We defined four scenarios, each reflecting different possible U.S. objectives: (1) vaccinate the U.S. adult population, (2) vaccinate the U.S. population aged 5 or over, (3) create vaccine reserves (we present three options each with a different scale), and (4) vaccinate the population of Canada and Mexico as well. Each objective requires a certain amount of vaccine doses to be produced (see the fourth column of the table overleaf). We report the date when the required production level is met (see column five) and the dates when any surplus generated thereafter reaches 100 million, 500 million, and a billion doses (see columns 6-8).
Production necessary to vaccinate the U.S. adult population should be completed by 20 June 2021. Following that a surplus of 500 million doses would have accumulated by 25 September 2021. These two dates move back to 18 July 2021 and 18 October 2021, respectively, if American children are inoculated as well. Should the White House decide to inoculate the populations of Canada and Mexico as well, then no surplus will be available until 16 September 2021. Clearly, the larger the U.S. vaccine reserve created the later surpluses become available. The date when the United States can contribute to vaccine dissemination outside of North America is materially affected by the scenario chosen.
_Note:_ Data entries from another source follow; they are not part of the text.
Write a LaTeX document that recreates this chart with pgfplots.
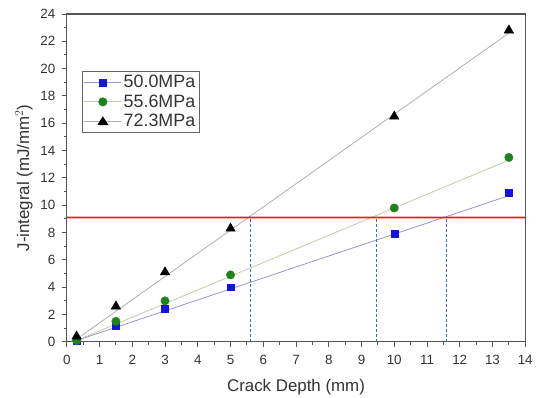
\documentclass[border=0pt]{standalone}
\usepackage{fontspec}
\setmainfont{Liberation Sans}
\usepackage{pgfplots}
\pgfplotsset{compat=1.18}
\definecolor{axgray}{RGB}{85,85,85}
\definecolor{mblue}{RGB}{20,20,220}
\definecolor{mgreen}{RGB}{30,130,30}
\definecolor{lblue}{RGB}{150,150,215}
\definecolor{lgreen}{RGB}{200,200,170}
\definecolor{lblack}{RGB}{175,175,175}
\definecolor{dblue}{RGB}{60,110,210}
\definecolor{redline}{RGB}{230,30,30}
\begin{document}
\begin{tikzpicture}
\begin{axis}[
  scale only axis,
  width=460bp, height=329bp,
  xmin=0, xmax=14, ymin=0, ymax=24,
  xtick={0,1,...,14}, ytick={0,2,...,24},
  minor x tick num=1, minor y tick num=1,
  tick align=outside,
  xtick pos=bottom, ytick pos=left,
  major tick length=5bp, minor tick length=3bp,
  axis line style={axgray, line width=1.3bp},
  tick style={axgray, line width=0.9bp},
  /pgf/number format/assume math mode=true,
  ticklabel style={font=\fontsize{13.5}{15}\selectfont, text=black!80},
  xticklabel style={yshift=-5bp},
  yticklabel style={xshift=-3bp},
  xlabel={Crack Depth (mm)},
  ylabel={J-integral (mJ/mm$^2$)},
  every axis x label/.style={at={(rel axis cs:0.5,0)}, yshift=-45bp, anchor=center,
    font=\fontsize{17}{19}\selectfont, text=black!80},
  every axis y label/.style={at={(rel axis cs:0,0.5)}, xshift=-43bp, rotate=90, anchor=center,
    font=\fontsize{17}{19}\selectfont, text=black!80},
  legend style={at={(rel axis cs:0.0326,0.827)}, anchor=north west,
    font=\fontsize{18}{20}\selectfont, draw=black!60, line width=0.6bp,
    row sep=1.5bp, inner xsep=2bp, inner ysep=2.5bp, text=black!80},
  legend cell align=left,
]
% fitted lines (drawn first, not in legend)
\addplot[lblue, line width=0.8bp, forget plot] coordinates {(0.3,0.1) (13.5,10.7)};
\addplot[lgreen, line width=0.8bp, forget plot] coordinates {(0.3,0.1) (13.5,13.3)};
\addplot[lblack, line width=0.8bp, forget plot] coordinates {(0.3,0.2) (13.5,22.6)};
% dashed verticals
\addplot[draw=dblue, dash pattern=on 3bp off 2bp, line width=0.8bp, forget plot] coordinates {(5.6,0) (5.6,9.1)};
\addplot[draw=dblue, dash pattern=on 3bp off 2bp, line width=0.8bp, forget plot] coordinates {(9.45,0) (9.45,9.1)};
\addplot[draw=dblue, dash pattern=on 3bp off 2bp, line width=0.8bp, forget plot] coordinates {(11.6,0) (11.6,9.1)};
% red threshold line (thin filled band)
\addplot[fill=redline, draw=none, forget plot] coordinates {(0,9.04) (14,9.04) (14,9.16) (0,9.16) (0,9.04)};
% markers
\addplot[only marks, mark=square*, mark size=3.5bp, mblue, mark options={fill=mblue, draw=mblue},
  legend image code/.code={\draw[lblue, line width=0.8bp] (0bp,0bp) -- (37bp,0bp);
    \fill[mblue] (15bp,-3.5bp) rectangle (22bp,3.5bp);}]
  coordinates {(0.3,0.1) (1.5,1.2) (3,2.4) (5,4.0) (10,7.9) (13.5,10.9)};
\addlegendentry{50.0MPa}
\addplot[only marks, mark=*, mark size=4.2bp, mgreen, mark options={fill=mgreen, draw=mgreen},
  legend image code/.code={\draw[lgreen, line width=0.8bp] (0bp,0bp) -- (37bp,0bp);
    \fill[mgreen] (18.5bp,0bp) circle (4.2bp);}]
  coordinates {(0.3,0.1) (1.5,1.5) (3,3.0) (5,4.9) (10,9.8) (13.5,13.5)};
\addlegendentry{55.6MPa}
\addplot[only marks, mark=triangle*, mark size=5.5bp, black, mark options={fill=black},
  legend image code/.code={\draw[lblack, line width=0.8bp] (0bp,0bp) -- (37bp,0bp);
    \fill[black] (18.5bp,4.5bp) -- (23.5bp,-3.5bp) -- (13.5bp,-3.5bp) -- cycle;}]
  coordinates {(0.3,0.4) (1.5,2.6) (3,5.1) (5,8.3) (10,16.5) (13.5,22.8)};
\addlegendentry{72.3MPa}
\end{axis}
\path ([xshift=-67bp,yshift=-54bp]current axis.south west) rectangle ([xshift=9bp,yshift=14bp]current axis.north east);
\end{tikzpicture}
\end{document}
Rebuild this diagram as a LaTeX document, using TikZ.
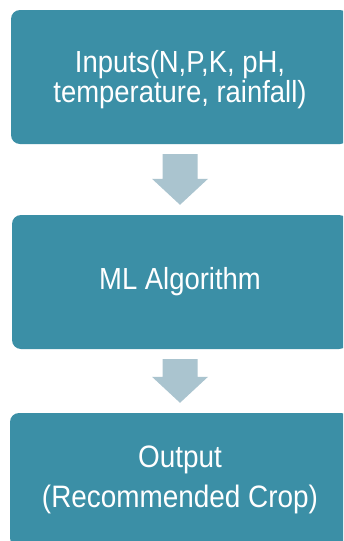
\documentclass[tikz,border=0pt]{standalone}
\usepackage{fontspec}
\setmainfont{Liberation Sans}[FakeStretch=0.9]
\usetikzlibrary{calc}
\definecolor{boxteal}{RGB}{59,143,166}
\definecolor{arrowgrey}{RGB}{170,196,207}
\newcommand\stagearrow[2]{%
  \fill[flowarrow] ($(#1.south)+(-17.5,10)$) -- ($(#1.south)+(17.5,10)$)
    -- ($(#2.north)+(17.5,-36)$) -- ($(#2.north)+(28,-36)$)
    -- ($(#2.north)+(0,-10)$) -- ($(#2.north)+(-28,-36)$)
    -- ($(#2.north)+(-17.5,-36)$) -- cycle;}
\begin{document}
\begin{tikzpicture}[x=1pt,y=-1pt,
  stagebox/.style={fill=boxteal, rounded corners=9pt, minimum height=134pt,
    inner sep=0pt, text=white, align=center,
    font=\fontsize{30.5}{30}\selectfont},
  stagetext/.style={text=white, align=center, inner sep=0pt,
    font=\fontsize{30.5}{30}\selectfont},
  flowarrow/.style={fill=arrowgrey}]
\useasboundingbox (0,0) rectangle (343,541);
\fill[white] (0,0) rectangle (343,541);
\clip (0,0) rectangle (343,541);
\node[stagebox, minimum width=338pt] (inputs) at (180,77) {};
\node[stagetext] (inputstext) at (180,79.5)
  {Inputs(N,P,K, pH,\\temperature, rainfall)};
\node[stagebox, minimum width=336pt] (ml) at (180,282) {ML Algorithm};
\node[stagebox, minimum width=340pt, font=\fontsize{31}{40}\selectfont]
  (output) at (180,480) {Output\\(Recommended Crop)};
\stagearrow{inputs}{ml}
\stagearrow{ml}{output}
\end{tikzpicture}
\end{document}
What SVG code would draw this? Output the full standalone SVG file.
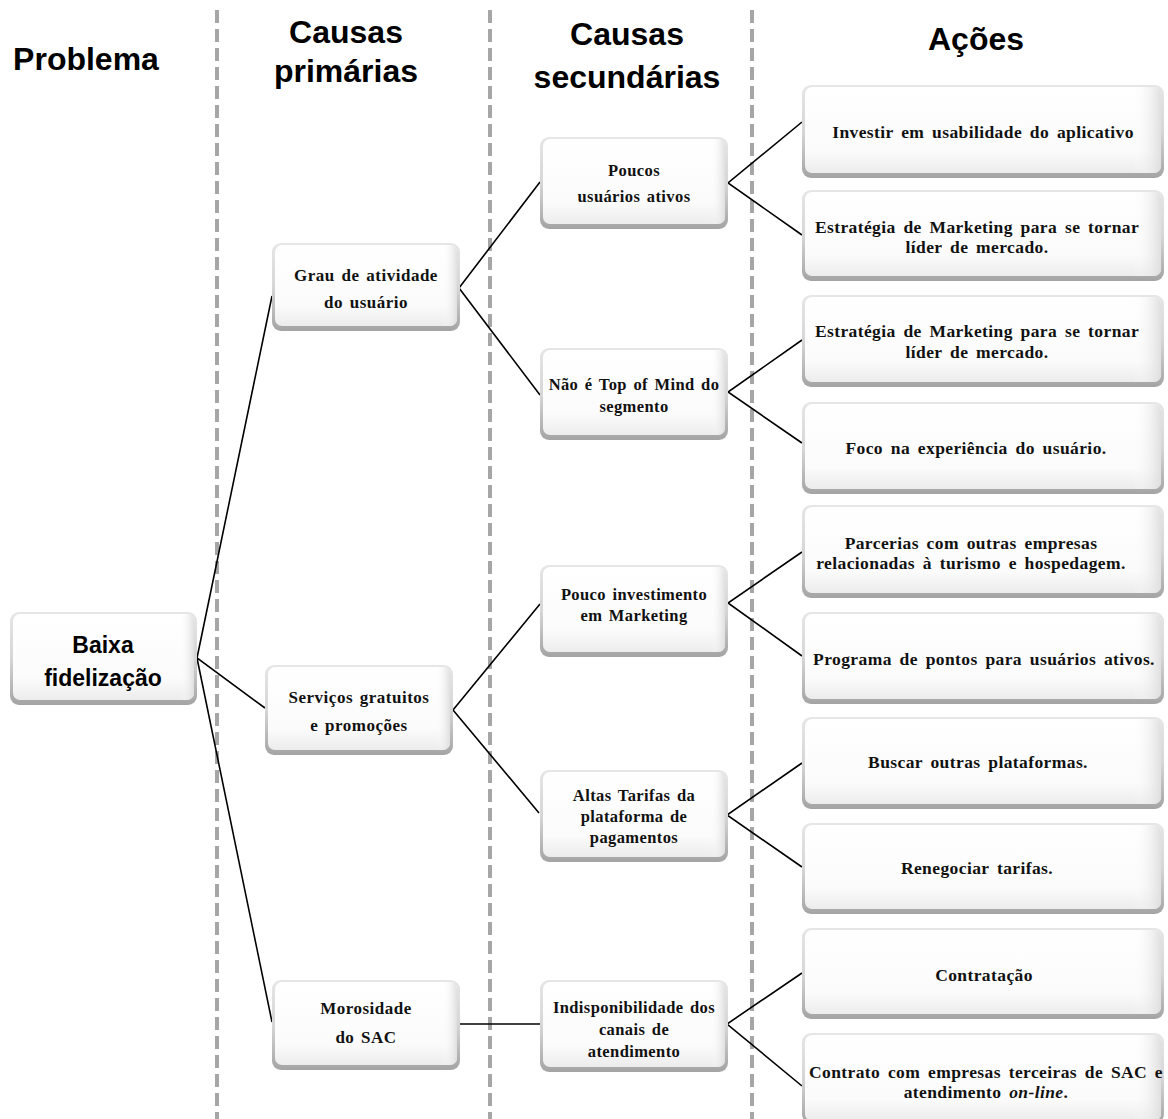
<svg xmlns="http://www.w3.org/2000/svg" width="1168" height="1119" viewBox="0 0 1168 1119">
<defs>
<linearGradient id="rim" x1="0" y1="0" x2="0" y2="1">
<stop offset="0" stop-color="#e6e6e6"/>
<stop offset="0.5" stop-color="#d6d6d6"/>
<stop offset="1" stop-color="#a4a4a4"/>
</linearGradient>
<linearGradient id="face" x1="0" y1="0" x2="0" y2="1">
<stop offset="0" stop-color="#ffffff"/>
<stop offset="0.75" stop-color="#fbfbfb"/>
<stop offset="1" stop-color="#ececec"/>
</linearGradient>
<linearGradient id="side" x1="0" y1="0" x2="1" y2="0">
<stop offset="0" stop-color="#ffffff" stop-opacity="0"/>
<stop offset="0.92" stop-color="#ffffff" stop-opacity="0"/>
<stop offset="1" stop-color="#dcdcdc" stop-opacity="0.9"/>
</linearGradient>
</defs>
<style>
.rim{fill:url(#rim)}
.face{fill:url(#face)}
.side{fill:url(#side)}
.hdr{font-family:"Liberation Sans",Arial,sans-serif;font-weight:bold;font-size:32px;fill:#000;text-anchor:middle}
.prob{font-family:"Liberation Sans",Arial,sans-serif;font-weight:bold;font-size:23px;fill:#000;text-anchor:middle}
.t{font-family:"Liberation Serif","Times New Roman",serif;font-weight:bold;font-size:16.5px;fill:#111;text-anchor:middle;letter-spacing:0.4px;word-spacing:2px}
.t2{font-family:"Liberation Serif","Times New Roman",serif;font-weight:bold;font-size:17px;fill:#111;text-anchor:middle;letter-spacing:0.5px;word-spacing:2px}
.ta{font-family:"Liberation Serif","Times New Roman",serif;font-weight:bold;font-size:17.5px;fill:#111;text-anchor:middle;letter-spacing:0.4px;word-spacing:3px}
.dash{stroke:#a6a6a6;stroke-width:4;stroke-dasharray:13 6;fill:none}
.con{stroke:#000;stroke-width:1.6;fill:none}
</style>
<rect width="1168" height="1119" fill="#fff"/>
<g id="guides">
<line class="dash" x1="217" y1="10" x2="217" y2="1119"/>
<line class="dash" x1="490" y1="10" x2="490" y2="1119"/>
<line class="dash" x1="752" y1="10" x2="752" y2="1119"/>
</g>
<g id="headers">
<text class="hdr" x="86" y="70">Problema</text>
<text class="hdr" x="346" y="43">Causas</text>
<text class="hdr" x="346" y="82">primárias</text>
<text class="hdr" x="627" y="45">Causas</text>
<text class="hdr" x="627" y="88">secundárias</text>
<text class="hdr" x="976" y="50">Ações</text>
</g>
<g id="connectors">
<polyline class="con" points="272,296 197,658 265,708"/>
<line class="con" x1="197" y1="658" x2="272" y2="1022"/>
<polyline class="con" points="540,182 459,288 540,395"/>
<polyline class="con" points="540,604 453,710 539,813"/>
<line class="con" x1="459" y1="1024" x2="540" y2="1024"/>
<polyline class="con" points="802,122 728,183 802,235"/>
<polyline class="con" points="802,340 728,392 802,443"/>
<polyline class="con" points="802,552 728,603 802,656"/>
<polyline class="con" points="802,763 727,815 802,867"/>
<polyline class="con" points="802,973 727,1024 802,1086"/>
</g>
<g id="n-baixa">
<rect class="rim" x="10" y="612" width="187" height="93" rx="9"/>
<rect class="face" x="13" y="614" width="181" height="86" rx="7"/>
<rect class="side" x="13" y="614" width="181" height="86" rx="7"/>
<text class="prob" x="103" y="653">Baixa</text>
<text class="prob" x="103" y="686">fidelização</text>
</g>
<g id="n-grau">
<rect class="rim" x="272" y="243" width="188" height="88" rx="9"/>
<rect class="face" x="275" y="245" width="182" height="81" rx="7"/>
<rect class="side" x="275" y="245" width="182" height="81" rx="7"/>
<text class="t2" x="366" y="281">Grau de atividade</text>
<text class="t2" x="366" y="308">do usuário</text>
</g>
<g id="n-servicos">
<rect class="rim" x="265" y="665" width="188" height="90" rx="9"/>
<rect class="face" x="268" y="667" width="182" height="83" rx="7"/>
<rect class="side" x="268" y="667" width="182" height="83" rx="7"/>
<text class="t2" x="359" y="703">Serviços gratuitos</text>
<text class="t2" x="359" y="731">e promoções</text>
</g>
<g id="n-morosidade">
<rect class="rim" x="272" y="980" width="188" height="90" rx="9"/>
<rect class="face" x="275" y="982" width="182" height="83" rx="7"/>
<rect class="side" x="275" y="982" width="182" height="83" rx="7"/>
<text class="t2" x="366" y="1014">Morosidade</text>
<text class="t2" x="366" y="1043">do SAC</text>
</g>
<g id="n-poucos">
<rect class="rim" x="540" y="137" width="188" height="92" rx="9"/>
<rect class="face" x="543" y="139" width="182" height="85" rx="7"/>
<rect class="side" x="543" y="139" width="182" height="85" rx="7"/>
<text class="t" x="634" y="176">Poucos</text>
<text class="t" x="634" y="202">usuários ativos</text>
</g>
<g id="n-naoe">
<rect class="rim" x="540" y="348" width="188" height="92" rx="9"/>
<rect class="face" x="543" y="350" width="182" height="85" rx="7"/>
<rect class="side" x="543" y="350" width="182" height="85" rx="7"/>
<text class="t" x="634" y="390">Não é Top of Mind do</text>
<text class="t" x="634" y="412">segmento</text>
</g>
<g id="n-pouco">
<rect class="rim" x="540" y="565" width="188" height="92" rx="9"/>
<rect class="face" x="543" y="567" width="182" height="85" rx="7"/>
<rect class="side" x="543" y="567" width="182" height="85" rx="7"/>
<text class="t" x="634" y="600">Pouco investimento</text>
<text class="t" x="634" y="621">em Marketing</text>
</g>
<g id="n-altas">
<rect class="rim" x="540" y="770" width="188" height="92" rx="9"/>
<rect class="face" x="543" y="772" width="182" height="85" rx="7"/>
<rect class="side" x="543" y="772" width="182" height="85" rx="7"/>
<text class="t" x="634" y="801">Altas Tarifas da</text>
<text class="t" x="634" y="822">plataforma de</text>
<text class="t" x="634" y="843">pagamentos</text>
</g>
<g id="n-indisp">
<rect class="rim" x="540" y="980" width="188" height="92" rx="9"/>
<rect class="face" x="543" y="982" width="182" height="85" rx="7"/>
<rect class="side" x="543" y="982" width="182" height="85" rx="7"/>
<text class="t" x="634" y="1013">Indisponibilidade dos</text>
<text class="t" x="634" y="1035">canais de</text>
<text class="t" x="634" y="1057">atendimento</text>
</g>
<g id="a1">
<rect class="rim" x="802" y="85" width="362" height="93" rx="9"/>
<rect class="face" x="805" y="87" width="356" height="86" rx="7"/>
<rect class="side" x="805" y="87" width="356" height="86" rx="7"/>
<text class="ta" x="983" y="138">Investir em usabilidade  do aplicativo</text>
</g>
<g id="a2">
<rect class="rim" x="802" y="190" width="362" height="91" rx="9"/>
<rect class="face" x="805" y="192" width="356" height="84" rx="7"/>
<rect class="side" x="805" y="192" width="356" height="84" rx="7"/>
<text class="ta" x="977" y="233">Estratégia de Marketing para se tornar</text>
<text class="ta" x="977" y="253">líder de mercado.</text>
</g>
<g id="a3">
<rect class="rim" x="802" y="295" width="362" height="92" rx="9"/>
<rect class="face" x="805" y="297" width="356" height="85" rx="7"/>
<rect class="side" x="805" y="297" width="356" height="85" rx="7"/>
<text class="ta" x="977" y="337">Estratégia de Marketing para se tornar</text>
<text class="ta" x="977" y="358">líder de mercado.</text>
</g>
<g id="a4">
<rect class="rim" x="802" y="402" width="362" height="92" rx="9"/>
<rect class="face" x="805" y="404" width="356" height="85" rx="7"/>
<rect class="side" x="805" y="404" width="356" height="85" rx="7"/>
<text class="ta" x="976" y="454">Foco na experiência do usuário.</text>
</g>
<g id="a5">
<rect class="rim" x="802" y="505" width="362" height="93" rx="9"/>
<rect class="face" x="805" y="507" width="356" height="86" rx="7"/>
<rect class="side" x="805" y="507" width="356" height="86" rx="7"/>
<text class="ta" x="971" y="549">Parcerias com outras empresas</text>
<text class="ta" x="971" y="569">relacionadas à turismo e hospedagem.</text>
</g>
<g id="a6">
<rect class="rim" x="802" y="612" width="362" height="92" rx="9"/>
<rect class="face" x="805" y="614" width="356" height="85" rx="7"/>
<rect class="side" x="805" y="614" width="356" height="85" rx="7"/>
<text class="ta" x="984" y="665">Programa de pontos para usuários ativos.</text>
</g>
<g id="a7">
<rect class="rim" x="802" y="717" width="362" height="92" rx="9"/>
<rect class="face" x="805" y="719" width="356" height="85" rx="7"/>
<rect class="side" x="805" y="719" width="356" height="85" rx="7"/>
<text class="ta" x="978" y="768">Buscar outras plataformas.</text>
</g>
<g id="a8">
<rect class="rim" x="802" y="823" width="362" height="91" rx="9"/>
<rect class="face" x="805" y="825" width="356" height="84" rx="7"/>
<rect class="side" x="805" y="825" width="356" height="84" rx="7"/>
<text class="ta" x="977" y="874">Renegociar tarifas.</text>
</g>
<g id="a9">
<rect class="rim" x="802" y="928" width="362" height="91" rx="9"/>
<rect class="face" x="805" y="930" width="356" height="84" rx="7"/>
<rect class="side" x="805" y="930" width="356" height="84" rx="7"/>
<text class="ta" x="984" y="981">Contratação</text>
</g>
<g id="a10">
<rect class="rim" x="802" y="1033" width="362" height="90" rx="9"/>
<rect class="face" x="805" y="1035" width="356" height="86" rx="7"/>
<rect class="side" x="805" y="1035" width="356" height="86" rx="7"/>
<text class="ta" x="986" y="1078">Contrato com empresas terceiras de SAC e</text>
<text class="ta" x="986" y="1098">atendimento <tspan font-style="italic">on-line</tspan>.</text>
</g>
</svg>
Data was collected on stated annual production capacity for each vaccine manufacturing facility in the United States. Airfinity tracks the production and deliveries of vaccine doses by each site where vaccine manufacture is underway. Start dates for the bulk production at sites yet to come online are estimated based on when the relevant vaccine is expected to publish phase 3 efficacy data and be approved. A production facility usually takes 3-4 months to reach capacity, an assumption based on expert insight. When available, a production forecast is matched up to observed data and any discrepancies result in adjustments to the forecasting model. This approach generates forecast over time of the total number of doses produced within the United States. Using demographic data on the number of doses needed to fulfil each scenario and the forecast production time profile, the dates when there will be enough doses to fulfil each scenario is identified as well as what surplus, if any, remain.
Note: Scenarios marked (3x) relate to the doses needed to vaccinate each geographic area.